* [PROBLEM DESCRIPTION]:
Each line from the top of the listing through the one holding "(10,-10) rectangle (523,524);" should be restated word for word, with nothing added and no pictures.

* [DATA PROVIDED]:
■ ■ ■ ■ ■ ■ ■
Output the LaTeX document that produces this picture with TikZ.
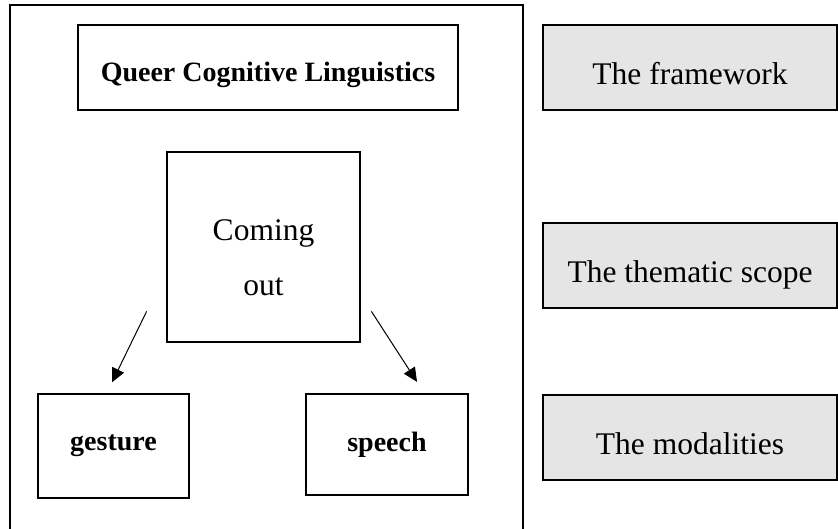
\documentclass[tikz,border=0pt]{standalone}
\usepackage{fontspec}
\setmainfont{Liberation Serif}
\usepackage{tikz}
\usetikzlibrary{arrows.meta,positioning}

\begin{document}
\begin{tikzpicture}[
    x=1pt, y=1pt,
    box/.style={draw, inner sep=0pt, align=center, line width=1.3pt},
    bold/.style={font=\fontsize{28}{34}\selectfont\bfseries},
    plain/.style={font=\fontsize{31.5}{55}\selectfont},
    level/.style={box, plain, fill=black!10, line width=1.7pt, minimum width=294pt, minimum height=85pt,
        text height=36pt, text depth=1pt},
    arr/.style={-{Triangle[length=14pt,width=13pt]}, line width=1pt}
]
\useasboundingbox (0,0) rectangle (838,529);
% left frame, open at the bottom
\draw[line width=2.8pt] (10,-10) rectangle (523,524);

\node[box, bold, minimum width=380pt, minimum height=85pt, text height=30pt, text depth=1pt] (qcl) at (268,461.5) {Queer Cognitive Linguistics};
\node[box, plain, line width=2.8pt, minimum width=193pt, minimum height=190pt] (come) at (263.5,282)
    {\raisebox{-10pt}[\height][\depth]{\begin{tabular}{@{}c@{}}Coming\\out\end{tabular}}};
\node[box, bold, minimum width=151pt, minimum height=104pt] (gest) at (113.5,83) {gesture};
\node[box, bold, minimum width=162pt, minimum height=101pt] (speech) at (387,84.5) {speech};

\node[level] (frame) at (690,461.5) {The framework};
\node[level] (scope) at (690,263.5) {The thematic scope};
\node[level] (modal) at (690,91.5) {The modalities};

\draw[arr] ([shift={(-19pt,32pt)}]come.south west) -- ([shift={(-1.5pt,11pt)}]gest.north);
\draw[arr] ([shift={(10pt,32pt)}]come.south east) -- ([shift={(30pt,11.5pt)}]speech.north);
\end{tikzpicture}
\end{document}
■ ■ ■ ■ ■ ■ ■
* [FINAL ANSWER]:
Output the LaTeX document that produces this picture with TikZ.
\documentclass[tikz,border=0pt]{standalone}
\usepackage{fontspec}
\setmainfont{Liberation Serif}
\usepackage{tikz}
\usetikzlibrary{arrows.meta,positioning}

\begin{document}
\begin{tikzpicture}[
    x=1pt, y=1pt,
    box/.style={draw, inner sep=0pt, align=center, line width=1.3pt},
    bold/.style={font=\fontsize{28}{34}\selectfont\bfseries},
    plain/.style={font=\fontsize{31.5}{55}\selectfont},
    level/.style={box, plain, fill=black!10, line width=1.7pt, minimum width=294pt, minimum height=85pt,
        text height=36pt, text depth=1pt},
    arr/.style={-{Triangle[length=14pt,width=13pt]}, line width=1pt}
]
\useasboundingbox (0,0) rectangle (838,529);
% left frame, open at the bottom
\draw[line width=2.8pt] (10,-10) rectangle (523,524);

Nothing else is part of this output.